A few years ago, if I had asked employers about their approach to diversity, most would have said it wasn’t relevant to them. Business is about making profit, delivering products or services and getting the best people for the job. They weren’t interested in inclusion or having a diverse workforce – they just wanted to get the job done.
Thankfully, things have changed. A bit. Now, when I talk to employers about diversity I don’t always receive blank looks. Some will even show genuine enthusiasm, telling me about their programmes to attract BAME (Black, Asian and Minority Ethnic) candidates, and their plans to get more women into board room positions. If I’m really lucky, they will tell me about stuff they are doing around LGBTQ+. This is great – diversity is finally on the agenda!
When I respond with equal enthusiasm, and ask what they are doing around disability, the tone changes. Quite often, the answer is – nothing. The reasons vary, but can include:
“We’re focusing on gender this year”
“Most of our roles are very physical”
“We’d love to, but we just don’t have the budget right now”
“We need to get everything in place first”
“It’s not a priority right now”
and even, on one memorable occasion would you believe, “We employed a disabled person once. Didn’t work out”
There seems to be a belief that you can pick and mix which bits of inclusion you like. Except that’s not really inclusion, is it? You can’t be ‘a little bit inclusive’, any more than you can be ‘a little bit’ pregnant. You either are inclusive, or you aren’t. If you are saying “we’ll be inclusive to this group, but not that group” – that’s not inclusion.

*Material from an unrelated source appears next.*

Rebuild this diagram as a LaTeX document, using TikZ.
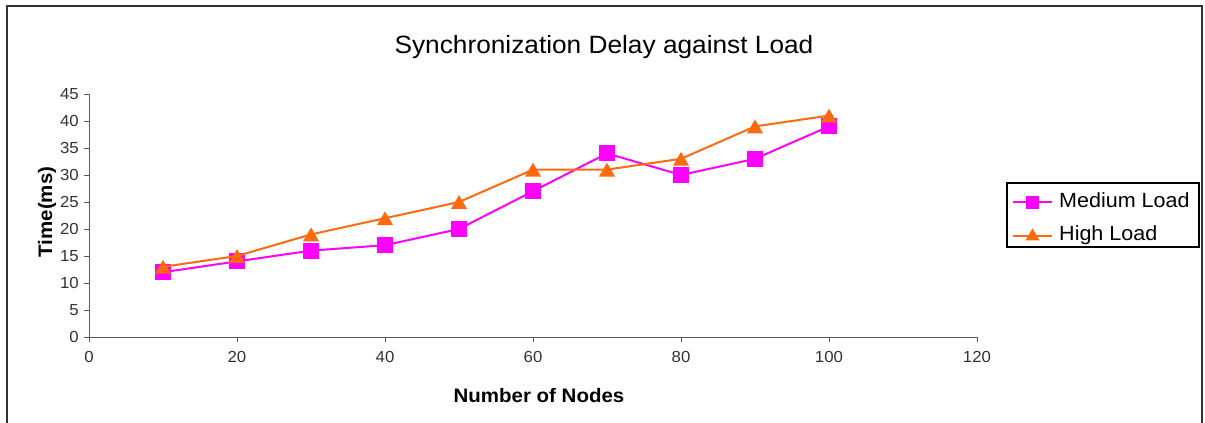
\documentclass[tikz,border=0pt]{standalone}
\usepackage{fontspec}
\setmainfont{Liberation Sans}[FakeStretch=1.05]
\usetikzlibrary{shapes.geometric}
\definecolor{medcol}{HTML}{FF00FF}
\definecolor{highcol}{HTML}{FF6A0E}
\definecolor{axiscol}{HTML}{5A5A5A}
\begin{document}
\begin{tikzpicture}[x=1pt, y=-1pt,
  ticklab/.style={font=\fontsize{16}{18}\selectfont, text=black!80, inner sep=0pt},
  axlab/.style={font=\fontsize{19.5}{22}\selectfont\bfseries, inner sep=0pt},
  leglab/.style={font=\fontsize{20.5}{22}\selectfont, inner sep=0pt, anchor=base west},
  medline/.style={draw=medcol, line width=2pt},
  highline/.style={draw=highcol, line width=2pt},
  medmark/.style={rectangle, fill=medcol, minimum size=16pt, inner sep=0pt},
  highmark/.style={regular polygon, regular polygon sides=3, fill=highcol, minimum size=18.5pt, inner sep=0pt, yshift=-2.3pt}]
  \useasboundingbox (0,0) rectangle (1205,423);
  % frame, bottom edge cut off
  \draw[line width=2pt, black!80] (7,423) -- (7,6) -- (1202,6) -- (1202,423);
  \node[font=\fontsize{25}{28}\selectfont, anchor=base] (title) at (604,53) {Synchronization Delay against Load};
  % axes and data
  \begin{scope}[shift={(89pt,-337pt)}, x=7.4pt, y=5.4pt]
    \draw[axiscol, line width=1pt] (0,45) -- (0,0) -- (120,0);
    \foreach \v in {0,5,...,45} {
      \draw[axiscol, line width=1pt] (0,\v) -- ++(-5pt,0);
      \node[ticklab, anchor=east] (yt\v) at ([xshift=-10pt]0,\v) {\v};
    }
    \foreach \v in {0,20,...,120} {
      \draw[axiscol, line width=1pt] (\v,0) -- ++(0,-5pt);
      \node[ticklab] (xt\v) at ([yshift=-20pt]\v,0) {\v};
    }
    \foreach \x/\y in {10/12,20/14,30/16,40/17,50/20,60/27,70/34,80/30,90/33,100/39}
      \coordinate (m\x) at (\x,\y);
    \foreach \x/\y in {10/13,20/15,30/19,40/22,50/25,60/31,70/31,80/33,90/39,100/41}
      \coordinate (h\x) at (\x,\y);
  \end{scope}
  \draw[medline] (m10) \foreach \x in {20,30,...,100} { -- (m\x) };
  \foreach \x in {10,20,...,100}
    \node[medmark] (mm\x) at (m\x) {};
  \draw[highline] (h10) \foreach \x in {20,30,...,100} { -- (h\x) };
  \foreach \x in {10,20,...,100}
    \node[highmark] (hm\x) at (h\x) {};
  \node[axlab, anchor=base] (xlab) at (539,402) {Number of Nodes};
  \node[axlab, anchor=base, rotate=90] (ylab) at (52,212) {Time(ms)};
  % legend
  \node[draw, line width=1.2pt, minimum width=192pt, minimum height=64pt, inner sep=0pt] (legend) at (1103,215) {};
  \coordinate (lm1) at (1013,202);
  \coordinate (lm2) at (1052,202);
  \draw[medline] (lm1) -- (lm2);
  \node[medmark, minimum size=13pt] (lmk) at (1032.5,202) {};
  \node[leglab] (lmt) at (1059,207.5) {Medium Load};
  \coordinate (lh1) at (1013,236);
  \coordinate (lh2) at (1052,236);
  \draw[highline] (lh1) -- (lh2);
  \node[highmark, minimum size=16pt] (lhk) at (1032.5,234) {};
  \node[leglab] (lht) at (1059,240) {High Load};
\end{tikzpicture}
\end{document}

This tongue-in-cheek video would be funny, if it weren’t so true to life!
I’ve been to a number of events which were marketed as being about “diversity” or “inclusion” or even “diversity and inclusion”. And the content has purely been about race and gender. No other characteristics got so much as a mention. I’m not saying that race and gender aren’t important. They are – they are crucial. But let’s not pretend that this is about diversity or inclusion unless we, well, include everyone. And let’s not forget that people from ethnic minorities, women, gay people can be disabled too. Or can become disabled. Most (83%) disabled people acquire their condition while of working age. It’s the one protected characteristic that can happen to anyone, at any time.
So is your organisation avoiding disability inclusion using one of the excuses above? Do you sound like the people in the video?
Because if so, however good your race and gender programmes might be, you aren’t being inclusive unless you include disabled people too.